Все сказки мира


Сочинения: Карамзин

Сочинение по произведению на тему: История в повести Карамзина «Наталья, боярская дочь»

Мастером сюжетной лирической повести на историческую тему показал себя Карамзин в «Наталье, боярской дочери», послужившей переходом от «Писем русского путешественника» и «Бедной Лизы» к «Истории Государства Российского». В этой повести читателю показана любовная история, перенесенная во времена Алексея Михайловича, воспринимаемые условно как «царство теней». Перед нами соединение готического романа с семейным преданием, основанным на любовном происшествии с неизбежным благополучным исходом – все совершается в идеальной стране, среди самых добродушных героев.
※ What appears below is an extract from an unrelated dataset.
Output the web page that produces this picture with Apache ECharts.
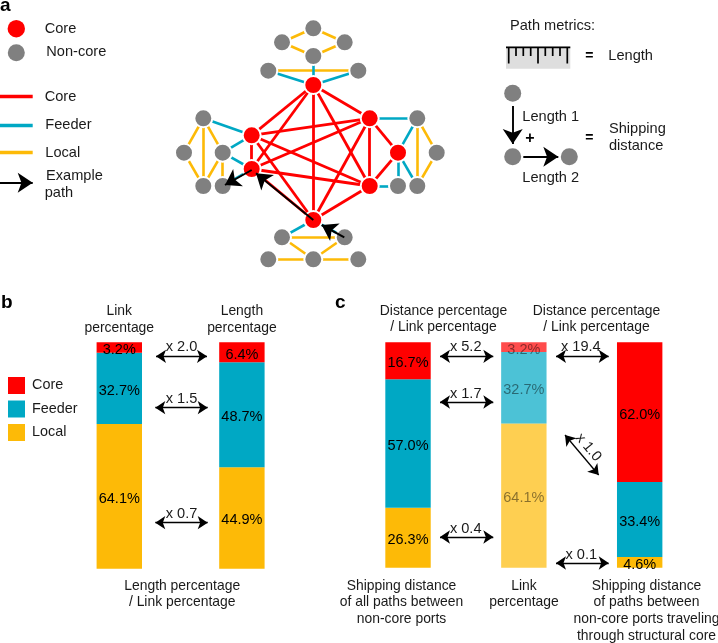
<!DOCTYPE html>
<html><head><meta charset="utf-8">
<style>html,body{margin:0;padding:0;background:#fff}#c{width:718px;height:643px}</style>
<script src="https://cdn.jsdelivr.net/npm/echarts@6/dist/echarts.min.js"></script>
</head><body><div id="c"></div>
<script>
// ---------- data: panel b ----------
const bCategories = ['Link\npercentage', 'Length\npercentage'];
const bCore = [4.6, 8.8];          // drawn segment heights
const bFeeder = [31.5, 46.4];
const bLocal = [63.9, 44.8];
const bCoreLabels = ['3.2%', '6.4%'];   // printed values
const bFeederLabels = ['32.7%', '48.7%'];
const bLocalLabels = ['64.1%', '44.9%'];
// ---------- data: panel c ----------
const cCategories = ['Shipping distance\nof all paths between\nnon-core ports', 'Link\npercentage',
  'Shipping distance\nof paths between\nnon-core ports traveling\nthrough structural core'];
const cCore = [16.4, 4.3, 62.0];
const cFeeder = [57.0, 31.7, 33.3];
const cLocal = [26.6, 64.0, 4.7];
const cCoreLabels = ['16.7%', '3.2%', '62.0%'];
const cFeederLabels = ['57.0%', '32.7%', '33.4%'];
const cLocalLabels = ['26.3%', '64.1%', '4.6%'];
// ---------- data: panel a network ----------
const coreNodes = ['T', 'RU', 'R', 'RL', 'B', 'LL', 'LU'];
const nonCoreNodes = ['d1', 'd2', 'd3', 'd4', 'tl', 'tr', 'r1', 'r2', 'r3', 'r4', 'l1', 'l2', 'l3', 'l4', 'l5', 'b1', 'b2', 'b3', 'b4', 'b5'];
const coreLinks = [['T','RU'],['T','RL'],['T','B'],['T','LU'],['T','LL'],['RU','RL'],['RU','R'],['RU','B'],['RU','LU'],['RU','LL'],
  ['R','RL'],['RL','B'],['RL','LU'],['RL','LL'],['B','LL'],['B','LU'],['LU','LL']];
const feederLinks = [['T','tl'],['T','tr'],['T','d4'],['RU','r1'],['R','r1'],['R','r3'],['R','r4'],['RL','r3'],['LU','l1'],['LU','l3'],
  ['LL','l3'],['LL','l5'],['B','b1'],['B','b2']];
const localLinks = [['d1','d2'],['d1','d3'],['d2','d4'],['d3','d4'],['tl','tr'],['r1','r4'],['r1','r2'],['r2','r4'],['l1','l2'],['l1','l4'],
  ['l1','l3'],['l2','l4'],['l3','l4'],['l3','l5'],['b1','b2'],['b1','b4'],['b2','b4'],['b3','b4'],['b4','b5']];

// ---------- layout (page pixels mapped through the overlay axes) ----------
const P = {T:[313.3,85],RU:[369.7,118.3],R:[398,152.7],RL:[369.7,186],B:[313.3,220],LL:[251.7,169],LU:[251.7,135.3],
  d1:[313.3,28.3],d2:[282,42.3],d3:[344.7,42.3],d4:[313.3,56],tl:[268.3,70.7],tr:[358.3,70.7],
  r1:[417.3,118.3],r2:[436.7,152.7],r3:[398,186],r4:[417.3,186],
  l1:[203.3,118.3],l2:[184,152.7],l3:[222.7,152.7],l4:[203.3,186],l5:[222.7,186],
  b1:[282,237.3],b2:[344.7,237.3],b3:[268.3,259.3],b4:[313.3,259.3],b5:[358.3,259.3]};
const RED='#ff0000', BLUE='#00a8c4', YEL='#fdba07', GRAY='#808080', TXT='#1a1a1a', FONT='"Liberation Sans", Arial, sans-serif';

const linkItems = (arr,color,w)=>arr.map(([s,t])=>({source:s,target:t,lineStyle:{color,width:w,opacity:1,curveness:0}}));

function barSeries(name,stack,xi,yi,vals,labels,color,fade){
  return {type:'bar',name,stack,xAxisIndex:xi,yAxisIndex:yi,barWidth:45.4,
    itemStyle:{color},
    label:{show:true,position:'inside',offset:[0,2.5],fontFamily:FONT,fontSize:14.5,color:'#000',
      formatter:p=>labels[p.dataIndex]},
    data:vals.map((v,i)=> i===fade ? {value:v,itemStyle:{opacity:0.7},label:{color:'rgba(0,0,0,0.66)'}} : v)};
}
const networkArrows = [[P.B,[256,173.3]],[[344.3,237.3],[321.7,225]],[[251.7,170],[225,185]]];
const keyArrows = [[[0,182.7],[32.7,182.7]]];
const bigArrows = [[[512.7,106],[512.7,144]],[[523.3,156.7],[558.3,156.7]]];
const doubleArrows = [
  [[156,356.3],[207,356.3]],[[155.3,407.7],[207.7,407.7]],[[155.3,522.7],[207.7,522.7]],
  [[440,356.3],[493.3,356.3]],[[440,402],[493.3,402]],[[440,537],[493.3,537]],
  [[556,356.3],[608.7,356.3]],[[556,563],[608.7,563]],[[565,435],[598.7,475]]
];

const texts = [
 ['Core',44.7,28],['Non-core',46.3,51.7],['Core',44.7,96],['Feeder',45.3,124.3],['Local',45.3,152.3],['Example',46,175.7],['path',44.7,192.3],
 ['Path metrics:',510,25.3],['Length',608.3,55],['Length 1',522.3,116.7],['Shipping',609,128.7],['distance',609,145.3],['Length 2',522.3,177.7]
];
const centered = [
 ['x 2.0',181.5,346.7],['x 1.5',181.5,398.3],['x 0.7',181.5,513.7],
 ['x 5.2',465.7,346],['x 1.7',465.7,393],['x 0.4',465.7,528],['x 19.4',580.8,346],['x 0.1',581.3,554]
];
const graphicEls = [];
const TEXT_SIZE=14.6;
function T(text,x,y,o={}){graphicEls.push({type:'text',z:50,x,y:y+0.7,rotation:o.rot||0,style:{text,x:0,y:0,fill:o.fill||TXT,
  font:(o.w||'normal')+' '+(o.size||TEXT_SIZE)+'px '+FONT,textAlign:o.align||'left',textVerticalAlign:'middle'}})}
texts.forEach(t=>T(t[0],t[1],t[2]));
centered.forEach(t=>T(t[0],t[1],t[2],{align:'center',size:14.6}));
T('x 1.0',588.3,446.7,{align:'center',size:14.6,rot:-0.87});
function block(str,x,y){str.split('\n').forEach((s,i)=>T(s,x,y+i*16.65,{align:'center',size:13.9}))}
block('Length percentage\n/ Link percentage',182.2,585.3);
block('Distance percentage\n/ Link percentage',443.5,310.3);
block('Distance percentage\n/ Link percentage',596.5,310.3);
block(cCategories[0],401.5,585.3);
block(cCategories[1],524,585.3);
block(cCategories[2],646.5,585.3);
T('a',0,5.5,{w:'bold',size:19,fill:'#000'});
T('b',1,302.5,{w:'bold',size:19,fill:'#000'});
T('c',335,302.5,{w:'bold',size:19,fill:'#000'});
T('=',589.3,55,{w:'bold',size:14,align:'center',fill:'#000'});
T('=',589.3,137.3,{w:'bold',size:14,align:'center',fill:'#000'});
T('+',530,137.8,{w:'bold',size:16,align:'center',fill:'#000'});
// ruler pictogram
graphicEls.push({type:'rect',z:5,shape:{x:506,y:46.7,width:64.3,height:22},style:{fill:'#dedede'}});
graphicEls.push({type:'line',z:6,shape:{x1:506,y1:47.3,x2:570.3,y2:47.3},style:{stroke:'#000',lineWidth:1.8}});
[[508.7,1],[516,0],[523.3,0],[530.7,0],[538,1],[545.3,0],[552.7,0],[560,0],[567.3,1]].forEach(([x,l])=>{
  graphicEls.push({type:'line',z:6,shape:{x1:x,y1:47,x2:x,y2:l?63.5:56},style:{stroke:'#000',lineWidth:1.7}});
});

const option = {
  animation:false,
  backgroundColor:'#fff',
  textStyle:{fontFamily:FONT},
  legend:{data:['Core','Feeder','Local'],orient:'vertical',left:3,top:372,itemWidth:17,itemHeight:17,itemGap:6.5,icon:'rect',
    selectedMode:false,textStyle:{fontFamily:FONT,fontSize:14.4,color:TXT,padding:[0,0,0,2]}},
  grid:[
    {left:58,top:342.3,width:245.2,height:226.4},
    {left:350.1,top:342.3,width:347.5,height:225.4},
    {left:0,top:0,width:718,height:643}
  ],
  xAxis:[
    {gridIndex:0,type:'category',position:'top',data:bCategories,axisLine:{show:false},axisTick:{show:false},
      axisLabel:{margin:6,fontFamily:FONT,fontSize:13.9,lineHeight:16.65,color:TXT,interval:0}},
    {gridIndex:1,type:'category',data:cCategories,show:false},
    {gridIndex:2,type:'value',min:0,max:718,show:false}
  ],
  yAxis:[
    {gridIndex:0,type:'value',min:0,max:100,show:false},
    {gridIndex:1,type:'value',min:0,max:100,show:false},
    {gridIndex:2,type:'value',min:0,max:643,inverse:true,show:false}
  ],
  series:[
    barSeries('Local','b',0,0,bLocal,bLocalLabels,YEL,-1),
    barSeries('Feeder','b',0,0,bFeeder,bFeederLabels,BLUE,-1),
    barSeries('Core','b',0,0,bCore,bCoreLabels,RED,-1),
    barSeries('Local','c',1,1,cLocal,cLocalLabels,YEL,1),
    barSeries('Feeder','c',1,1,cFeeder,cFeederLabels,BLUE,1),
    barSeries('Core','c',1,1,cCore,cCoreLabels,RED,1),
    {type:'graph',name:'network',coordinateSystem:'cartesian2d',xAxisIndex:2,yAxisIndex:2,layout:'none',z:3,
      symbol:'circle',symbolSize:18,silent:true,
      data:[...nonCoreNodes.map(n=>({name:n,value:P[n],itemStyle:{color:GRAY,borderColor:'#fff',borderWidth:2}})),
            ...coreNodes.map(n=>({name:n,value:P[n],itemStyle:{color:RED,borderColor:'#fff',borderWidth:2}}))],
      label:{show:false},
      links:[...linkItems(localLinks,YEL,2.6),...linkItems(feederLinks,BLUE,2.6),...linkItems(coreLinks,RED,2.8)]},
    {type:'scatter',name:'keyCore',xAxisIndex:2,yAxisIndex:2,symbolSize:17.4,itemStyle:{color:RED,opacity:1},z:3,silent:true,data:[[16.3,28.7]]},
    {type:'scatter',name:'keyNon',xAxisIndex:2,yAxisIndex:2,symbolSize:17,itemStyle:{color:GRAY,opacity:1},z:3,silent:true,
      data:[[16.3,52.7],[512.7,93.3],[512.7,156.7],[569.3,156.7]]},
    {type:'lines',coordinateSystem:'cartesian2d',xAxisIndex:2,yAxisIndex:2,z:3,silent:true,symbol:'none',
      data:[{coords:[[0,96.3],[32.7,96.3]],lineStyle:{color:RED,width:3.4,opacity:1}},
            {coords:[[0,125],[32.7,125]],lineStyle:{color:BLUE,width:3.4,opacity:1}},
            {coords:[[0,152.7],[32.7,152.7]],lineStyle:{color:YEL,width:3.4,opacity:1}}]},
    {type:'lines',coordinateSystem:'cartesian2d',xAxisIndex:2,yAxisIndex:2,z:6,silent:true,symbol:['none','arrow'],symbolSize:15,
      lineStyle:{color:'#000',width:2,opacity:1},data:networkArrows.map(c=>({coords:c}))},
    {type:'lines',coordinateSystem:'cartesian2d',xAxisIndex:2,yAxisIndex:2,z:6,silent:true,symbol:['none','arrow'],symbolSize:15,
      lineStyle:{color:'#000',width:1.9,opacity:1},data:[...keyArrows,...bigArrows].map(c=>({coords:c}))},
    {type:'lines',coordinateSystem:'cartesian2d',xAxisIndex:2,yAxisIndex:2,z:6,silent:true,symbol:['arrow','arrow'],symbolSize:10,
      lineStyle:{color:'#000',width:1.3,opacity:1},data:doubleArrows.map(c=>({coords:c}))}
  ],
  graphic:{elements:graphicEls}
};
echarts.init(document.getElementById('c'),null,{renderer:'canvas'}).setOption(option);
</script>
</body></html>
Автор не жалеет развернутых сопоставлений, дабы показать миловидность героини, ее чарующее совершенство: «…никакая красавица не могла сравняться с Натальею. Наталья была всех прелестнее. Пусть читатель вообразит себе белизну итальянского мрамора и кавказского снега: он все еще не вообразит белизны лица ее – и, представляя себе цвет зефировой любовницы, все еще не будет иметь совершенного понятия об алости щек Натальиных». Собственно, весь этот славянский пласт мог бы быть и в «Бедной Лизе».

Рисуемые события отличались романтической остротой – внезапная любовь, тайное венчание, бегство, поиски, возвращение, счастливая жизнь до гробовой доски… Перед нами скорее романтическая поэма, но повести Карамзина вообще близки к стихам по ритму, действию, лексике. Однако в повести появилось и новое. Хотя исторические приметы довольно-таки условны, но они – знак национальной самобытности, являющейся залогом подлинности искусства. Карамзин сделал попытку воссоздать русский национальный характер, открывая историю как предмет художественного изображения. Действующий в повести боярин Матвей Андреев, богатый, умный, важный, великий хлебосол, судит-рядит, «кладя чистую руку на чистое сердце». И его ключевая фраза звучит как самохарактеристика: «…сей прав по моей совести, …сей виновен по моей совести…» Таким образом, дело решалось без замедления, и «виновный бежал в густые леса, сокрыть стыд свой от человеков». Литературный критик Скобичевский иронизировал по поводу повести: «…все герои ее наивны, повествование мало имеет точек соприкосновения с допетровской стариною». Вся литература была заполнена, особенно при обращении к истории, «ходульными олицетворениями различных страстей». Постижение времени – предметно определенного, вполне точного – было делом будущего.

Именно в этой повести Карамзин обратился к человеку русскому во всех отношениях. Произведение начинается обращением-вступлением: «Кто из нас не любит тех времен, когда русские были русскими, когда они в собственное свое платье наряжались, ходили своею походкою, жили по своему обычаю, говорили своим языком и по своему сердцу, т.е. говорили, как думали?»

Автор даже позволяет себе слегка подтрунивать над собственным и совсем недавним пламенным европеизмом – его героиня «имела все свойства благовоспитанной девушки», хотя русские не читали тогда ни Дж. Локка «О воспитании», ни Ж. Ж. Руссо «Эмиля».

Собственно, «Наталья, боярская дочь» – прощание с молодостью, с ее несбыточными мечтами и заблуждениями. Карамзин разочаровался не в «древних камнях» Европы, а в том, что последовало за Великой французской революцией. Повесть была своеобразным карамзинским заявлением о том, что у нас – «особенная стать». История в повести еще довольно условна и носит статичный характер. Скрыто-насмешливое упоминание кумира юности Руссо означало лишь, что искать мудрости следует не только в путях-хождениях за тридевять земель, но и у себя дома.

«Наталья, боярская дочь» – печать излюбленной мысли писателя о том, что прошлое только тогда не прошло, когда его любишь; таланту же русскому всего ближе прославлять русское, тем более что следует приучать сограждан к чувству собственного достоинства. Если подходить с сегодняшними мерками, то история в повести еще только панорама – декорации для действующих лиц, щеголяющих в пестрых кафтанах времен Алексея Михайловича. Но все же устами возлюбленных в «Наталье, боярской дочери» заговорила – впервые! – простодушная допетровская Русь, и автор почувствовал себя не подражателем Дж. Стерна, а художником.